À aucun moment, ces options ne contraignent à rechercher intellectuellement les arrière-plans symboliques et psychologiques du drame. Sur ce point, la proposition de Peter Sellars présentait des ambitions supérieures avec moins de moyens techniques. Seule l'idée d'un chœur des Arts Florissants alternativement romain et chrétien saura inspirer une vision plus complexe de l'action en train de se dérouler. Par leur unicité et leur multiplicité, ces voix singulières sont la pièce maîtresse et le personnage principal de cette œuvre.
Le rôle de Théodora est tenu de belle manière par la soprano Katherine Watson, notamment par la tenue et le travail de la ligne (Oh thou bright sun).
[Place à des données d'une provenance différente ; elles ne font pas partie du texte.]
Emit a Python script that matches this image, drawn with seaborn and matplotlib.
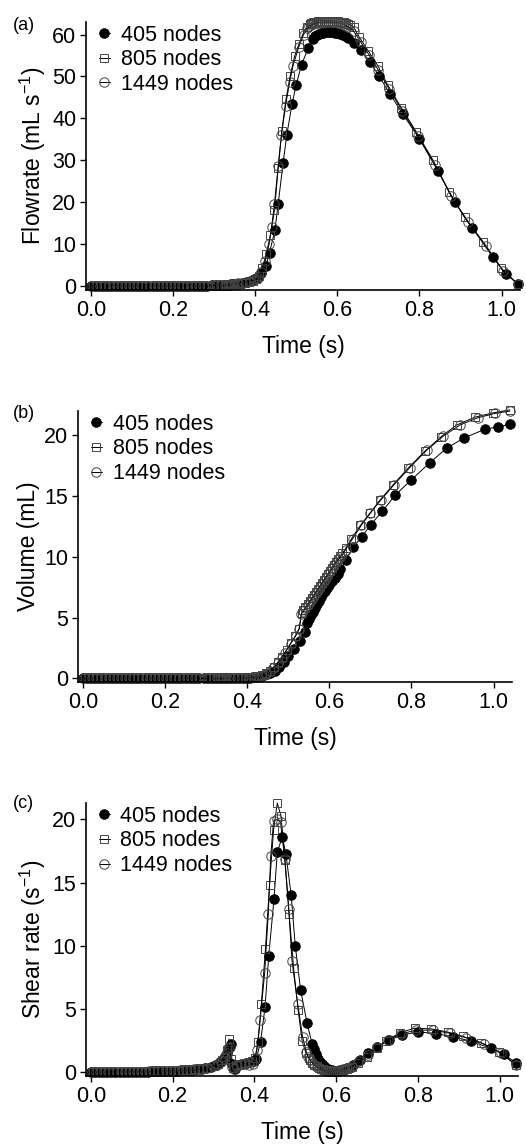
import matplotlib
matplotlib.use("Agg")
import matplotlib.pyplot as plt
import seaborn as sns

# time stamps of each mesh (shared by the three panels)
t_405 = [0.000, 0.010, 0.020, 0.030, 0.040, 0.050, 0.060, 0.070, 0.080, 0.090, 0.100, 0.110, 0.120, 0.130, 0.140,
         0.150, 0.160, 0.170, 0.180, 0.190, 0.200, 0.210, 0.220, 0.230, 0.240, 0.250, 0.260, 0.270, 0.280,
         0.295, 0.305, 0.315, 0.325, 0.333, 0.338, 0.342, 0.346, 0.352, 0.360, 0.370, 0.380, 0.390, 0.398,
         0.405, 0.415, 0.426, 0.435, 0.448, 0.456, 0.468, 0.477, 0.490, 0.500, 0.513, 0.529, 0.541,
         0.545, 0.550, 0.555, 0.560, 0.565, 0.570, 0.575, 0.580, 0.585, 0.590, 0.595, 0.600, 0.606, 0.613, 0.620, 0.627,
         0.641, 0.658, 0.679, 0.701, 0.729, 0.760, 0.800, 0.845, 0.886, 0.929, 0.979, 1.010, 1.040]
t_805 = [0.005, 0.015, 0.025, 0.035, 0.045, 0.055, 0.065, 0.075, 0.085, 0.095, 0.105, 0.115, 0.125, 0.135, 0.145,
         0.155, 0.165, 0.175, 0.185, 0.195, 0.205, 0.215, 0.225, 0.235, 0.245, 0.255, 0.265, 0.275, 0.285,
         0.300, 0.310, 0.320, 0.328, 0.334, 0.338, 0.342, 0.348, 0.356, 0.366, 0.376, 0.386, 0.395, 0.402,
         0.409, 0.417, 0.427, 0.437, 0.447, 0.456, 0.465, 0.475, 0.485, 0.496, 0.507, 0.517, 0.526, 0.533,
         0.537, 0.542, 0.547, 0.552, 0.557, 0.562, 0.567, 0.572, 0.577, 0.582, 0.587, 0.592, 0.597, 0.602, 0.607,
         0.612, 0.617, 0.622, 0.627, 0.632,
         0.640, 0.654, 0.676, 0.699, 0.723, 0.756, 0.792, 0.833, 0.873, 0.910, 0.955, 0.999, 1.040]
t_1449 = [0.003, 0.013, 0.023, 0.033, 0.043, 0.053, 0.063, 0.073, 0.083, 0.093, 0.103, 0.113, 0.123, 0.133, 0.143,
          0.153, 0.163, 0.173, 0.183, 0.193, 0.203, 0.213, 0.223, 0.233, 0.243, 0.253, 0.263, 0.273, 0.283,
          0.298, 0.308, 0.318, 0.326, 0.332, 0.336, 0.340, 0.344, 0.350, 0.358, 0.368, 0.378, 0.388, 0.396,
          0.406, 0.414, 0.425, 0.434, 0.440, 0.447, 0.456, 0.464, 0.474, 0.484, 0.492, 0.506, 0.518, 0.527,
          0.532, 0.537, 0.542, 0.547, 0.552, 0.557, 0.562, 0.567, 0.572, 0.577, 0.582, 0.587, 0.592, 0.597, 0.602,
          0.607, 0.612, 0.617, 0.622, 0.627,
          0.640, 0.657, 0.678, 0.700, 0.726, 0.758, 0.796, 0.838, 0.878, 0.918, 0.962, 1.003, 1.040]

# (a) flowrate, mL/s
flow_405 = [0, 0, 0, 0, 0, 0, 0, 0, 0, 0, 0, 0, 0, 0, 0,
            0, 0, 0, 0, 0, 0, 0, 0, 0, 0, 0, 0, 0, 0.02,
            0.05, 0.08, 0.10, 0.15, 0.20, 0.25, 0.30, 0.35, 0.40, 0.50, 0.60, 0.80, 1.10, 1.50,
            1.80, 3.00, 4.60, 7.90, 13.2, 19.5, 29.3, 36.0, 43.5, 48.0, 52.8, 56.7, 59.0,
            59.6, 59.9, 60.1, 60.3, 60.4, 60.5, 60.5, 60.5, 60.5, 60.5, 60.4, 60.3, 60.1, 59.9, 59.6, 59.2,
            58.0, 56.3, 53.5, 50.2, 45.7, 40.9, 35.1, 27.4, 20.0, 13.8, 6.8, 2.8, 0.5]
flow_805 = [0, 0, 0, 0, 0, 0, 0, 0, 0, 0, 0, 0, 0, 0, 0,
            0, 0, 0, 0, 0, 0, 0, 0, 0, 0, 0, 0, 0, 0.02,
            0.05, 0.08, 0.12, 0.16, 0.20, 0.25, 0.30, 0.35, 0.42, 0.55, 0.70, 0.85, 1.10, 1.50,
            2.40, 4.20, 7.50, 12.0, 18.0, 28.0, 37.0, 44.5, 50.0, 54.8, 57.8, 60.3, 61.8, 62.5,
            62.8, 63.0, 63.1, 63.2, 63.3, 63.3, 63.3, 63.3, 63.3, 63.3, 63.3, 63.3, 63.2, 63.2, 63.1,
            63.0, 62.9, 62.7, 62.5, 62.3,
            61.8, 59.3, 56.0, 52.5, 47.9, 42.5, 36.8, 30.0, 22.3, 16.3, 10.5, 4.2, 0.3]
flow_1449 = [0, 0, 0, 0, 0, 0, 0, 0, 0, 0, 0, 0, 0, 0, 0,
             0, 0, 0, 0, 0, 0, 0, 0, 0, 0, 0, 0, 0, 0.02,
             0.05, 0.08, 0.12, 0.16, 0.20, 0.25, 0.30, 0.35, 0.42, 0.55, 0.70, 0.85, 1.00, 1.30,
             1.80, 3.20, 6.00, 10.0, 14.0, 19.5, 28.5, 36.0, 43.0, 48.7, 52.5, 57.0, 60.0, 61.5,
             62.0, 62.3, 62.5, 62.7, 62.8, 62.9, 63.0, 63.0, 63.0, 63.0, 63.0, 63.0, 62.9, 62.9, 62.8,
             62.7, 62.5, 62.3, 62.1, 61.8,
             60.8, 58.2, 55.0, 51.5, 47.0, 41.8, 35.8, 28.8, 21.3, 15.2, 9.4, 3.6, 0.3]

# (b) volume, mL
vol_405 = [0, 0, 0, 0, 0, 0, 0, 0, 0, 0, 0, 0, 0, 0, 0,
           0, 0, 0, 0, 0, 0, 0, 0, 0, 0, 0, 0, 0, 0,
           0, 0, 0, 0, 0, 0, 0, 0, 0.01, 0.015, 0.02, 0.03, 0.04, 0.05,
           0.07, 0.10, 0.15, 0.22, 0.33, 0.45, 0.65, 0.95, 1.35, 1.85, 2.40, 3.10, 3.80,
           4.60, 4.90, 5.20, 5.50, 5.80, 6.10, 6.40, 6.70, 7.00, 7.20, 7.45, 7.70, 8.00, 8.30, 8.60, 8.97,
           9.75, 10.8, 11.65, 12.65, 13.74, 15.06, 16.35, 17.75, 18.95, 19.8, 20.5, 20.7, 20.9]
vol_805 = [0, 0, 0, 0, 0, 0, 0, 0, 0, 0, 0, 0, 0, 0, 0,
           0, 0, 0, 0, 0, 0, 0, 0, 0, 0, 0, 0, 0, 0,
           0, 0, 0, 0, 0, 0, 0, 0.01, 0.01, 0.015, 0.02, 0.03, 0.04, 0.05,
           0.07, 0.10, 0.17, 0.27, 0.42, 0.63, 0.95, 1.35, 1.80, 2.35, 2.95, 3.45, 4.05, 5.40,
           5.60, 5.85, 6.10, 6.35, 6.60, 6.85, 7.10, 7.35, 7.60, 7.85, 8.10, 8.35, 8.60, 8.85, 9.10,
           9.35, 9.60, 9.85, 10.1, 10.3,
           10.7, 11.5, 12.6, 13.6, 14.65, 15.95, 17.3, 18.7, 19.9, 20.85, 21.5, 21.85, 22.1]
vol_1449 = [0, 0, 0, 0, 0, 0, 0, 0, 0, 0, 0, 0, 0, 0, 0,
            0, 0, 0, 0, 0, 0, 0, 0, 0, 0, 0, 0, 0, 0,
            0, 0, 0, 0, 0, 0, 0, 0.01, 0.01, 0.015, 0.02, 0.025, 0.03, 0.03,
            0.05, 0.08, 0.13, 0.20, 0.27, 0.38, 0.58, 0.85, 1.25, 1.70, 2.10, 2.85, 3.50, 4.10,
            5.30, 5.55, 5.80, 6.05, 6.30, 6.55, 6.80, 7.05, 7.30, 7.55, 7.80, 8.05, 8.30, 8.55, 8.80,
            9.05, 9.30, 9.55, 9.80, 10.0,
            10.6, 11.5, 12.6, 13.6, 14.7, 15.95, 17.35, 18.8, 19.95, 20.85, 21.45, 21.8, 22.0]

# (c) shear rate, 1/s
shear_405 = [0, 0, 0, 0, 0, 0, 0, 0, 0, 0.01, 0.01, 0.01, 0.01, 0.015, 0.02,
             0.025, 0.03, 0.04, 0.05, 0.06, 0.07, 0.085, 0.10, 0.12, 0.14, 0.17, 0.20, 0.23, 0.27,
             0.38, 0.50, 0.75, 1.10, 1.50, 1.90, 2.20, 0.60, 0.25, 0.55, 0.65, 0.70, 0.75, 0.85,
             1.05, 2.37, 5.10, 9.15, 13.7, 17.4, 18.6, 17.3, 14.0, 10.0, 6.5, 3.83, 2.24,
             1.80, 1.40, 1.05, 0.80, 0.60, 0.45, 0.33, 0.24, 0.17, 0.12, 0.08, 0.06, 0.07, 0.10, 0.16, 0.27,
             0.53, 0.92, 1.45, 1.98, 2.50, 2.90, 3.16, 3.03, 2.77, 2.43, 1.85, 1.40, 0.71]
shear_805 = [0, 0, 0, 0, 0, 0, 0, 0, 0.01, 0.01, 0.01, 0.01, 0.015, 0.02, 0.025,
             0.03, 0.035, 0.045, 0.055, 0.065, 0.08, 0.09, 0.11, 0.13, 0.15, 0.18, 0.21, 0.25, 0.29,
             0.45, 0.60, 0.90, 1.20, 1.70, 2.60, 1.00, 0.30, 0.50, 0.65, 0.70, 0.75, 0.85, 1.10,
             2.37, 5.35, 9.70, 14.8, 19.2, 21.3, 20.3, 16.8, 12.5, 8.20, 4.90, 2.40, 1.50, 1.10,
             0.90, 0.72, 0.56, 0.43, 0.33, 0.25, 0.19, 0.14, 0.10, 0.08, 0.06, 0.05, 0.05, 0.06, 0.08,
             0.11, 0.15, 0.19, 0.24, 0.29,
             0.40, 0.70, 1.20, 1.85, 2.45, 3.10, 3.45, 3.40, 3.15, 2.80, 2.30, 1.55, 0.55]
shear_1449 = [0, 0, 0, 0, 0, 0, 0, 0, 0.01, 0.01, 0.01, 0.01, 0.015, 0.02, 0.025,
              0.03, 0.035, 0.045, 0.055, 0.065, 0.08, 0.09, 0.11, 0.13, 0.15, 0.18, 0.21, 0.25, 0.28,
              0.42, 0.55, 0.80, 1.10, 1.50, 1.90, 2.00, 0.40, 0.20, 0.45, 0.60, 0.65, 0.55, 0.60,
              1.70, 4.10, 7.80, 12.5, 17.1, 19.9, 20.0, 19.8, 16.9, 12.9, 8.80, 5.35, 2.77, 1.60,
              1.20, 0.90, 0.68, 0.50, 0.38, 0.28, 0.20, 0.15, 0.11, 0.08, 0.06, 0.05, 0.05, 0.06, 0.08,
              0.11, 0.15, 0.19, 0.24, 0.30,
              0.45, 0.85, 1.35, 1.95, 2.50, 3.00, 3.30, 3.30, 3.05, 2.70, 2.20, 1.50, 0.55]

mesh_labels = ["405 nodes", "805 nodes", "1449 nodes"]

sns.set_style("ticks")
plt.rcParams["font.family"] = ["Liberation Sans", "DejaVu Sans"]
plt.rcParams["mathtext.default"] = "regular"
plt.rcParams["text.color"] = "black"
plt.rcParams["axes.labelcolor"] = "black"
plt.rcParams["axes.edgecolor"] = "black"
plt.rcParams["xtick.color"] = "black"
plt.rcParams["ytick.color"] = "black"
plt.rcParams["axes.linewidth"] = 1.2
plt.rcParams["xtick.major.width"] = 1.0
plt.rcParams["ytick.major.width"] = 1.0
plt.rcParams["xtick.major.size"] = 4
plt.rcParams["ytick.major.size"] = 4

FS_TICK = 15.5
FS_LAB = 16.5

styles = [
    dict(marker="o", markersize=6.8, markerfacecolor="black", markeredgecolor="black"),
    dict(marker="s", markersize=6.3, markerfacecolor="none", markeredgecolor="#444444", markeredgewidth=0.7),
    dict(marker="o", markersize=6.8, markerfacecolor="none", markeredgecolor="#444444", markeredgewidth=0.7),
]


def panel(fig, rect, series, ylim, yticks, ylabel, letter, letter_y):
    ax = fig.add_axes(rect)
    times = [t_405, t_805, t_1449]
    for t, y, lab, st in zip(times, series, mesh_labels, styles):
        sns.lineplot(x=t, y=y, ax=ax, estimator=None, sort=False, color="black",
                     linewidth=0.7, label=lab, clip_on=False, **st)
    ax.set_xlim(-0.012, 1.045)
    ax.set_ylim(*ylim)
    ax.set_xticks([0.0, 0.2, 0.4, 0.6, 0.8, 1.0])
    ax.set_xticklabels(["0.0", "0.2", "0.4", "0.6", "0.8", "1.0"])
    ax.set_yticks(yticks)
    ax.tick_params(labelsize=FS_TICK, pad=3)
    ax.set_xlabel("Time (s)", fontsize=FS_LAB, labelpad=10)
    ax.set_ylabel(ylabel, fontsize=FS_LAB, labelpad=3)
    for s in ["top", "right"]:
        ax.spines[s].set_visible(False)
    ax.legend(loc="upper left", bbox_to_anchor=(0.03, 0.99), frameon=False, fontsize=FS_TICK,
              handlelength=0.5, handletextpad=0.5, labelspacing=0.17, borderpad=0, borderaxespad=0)
    fig.text(0.025, letter_y, letter, fontsize=13, va="center", ha="left")
    return ax


fig = plt.figure(figsize=(5.26, 11.44), dpi=100)

panel(fig, [0.1635, 0.7465, 0.8251, 0.2343], [flow_405, flow_805, flow_1449], (-1.05, 63.0),
      [0, 10, 20, 30, 40, 50, 60], r"Flowrate (mL s$^{-1}$)", "(a)", 1 - 25 / 1144)
panel(fig, [0.1483, 0.4038, 0.8251, 0.2369], [vol_405, vol_805, vol_1449], (-0.3, 22.0),
      [0, 5, 10, 15, 20], "Volume (mL)", "(b)", 1 - 414 / 1144)
panel(fig, [0.1635, 0.0594, 0.8213, 0.2386], [shear_405, shear_805, shear_1449], (-0.34, 21.3),
      [0, 5, 10, 15, 20], r"Shear rate (s$^{-1}$)", "(c)", 1 - 803 / 1144)

fig.savefig("out.png", dpi=100)
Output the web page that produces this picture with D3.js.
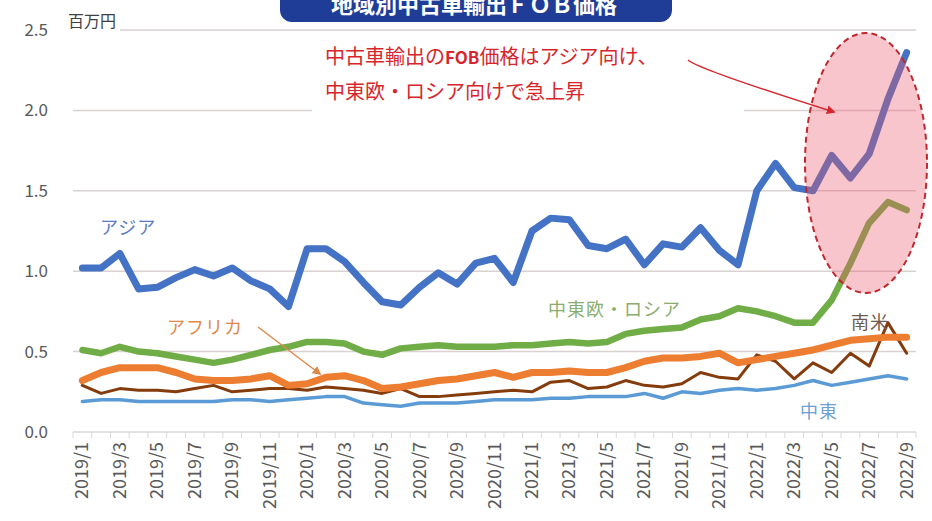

Sans forcer son talent, le Didyme de Philippe Jaroussky transforme les points d'orgues en longues méditations. Un rien trop en deçà dans le registre grave, le duo des amants à la fin du II est sans aucun doute le sommet de la soirée. Stéphanie d’Oustrac n'est visiblement pas au mieux de sa forme, comme en attestent ces curieux décalages dans As with rosy steps et cette étonnante tendance à durcir l'émission dans les moments d'affliction. Le Septime de Kresimir Spicer est toujours étonnant, tant par l'engagement que par le volume déployé. La basse Callum Thorpe, quant à elle, triomphe dans le rôle ingrat de Valens. La voix est magnifiquement projetée, le timbre puissant et ténébreux.
William Christie officie dans la fosse en maître des lieux et arbitre des élégances. Les cordes assez mates sont sublimées par une petite harmonie sans cesse aux aguets. Le chef cisèle d'un geste large des accents langoureux à la beauté impassible.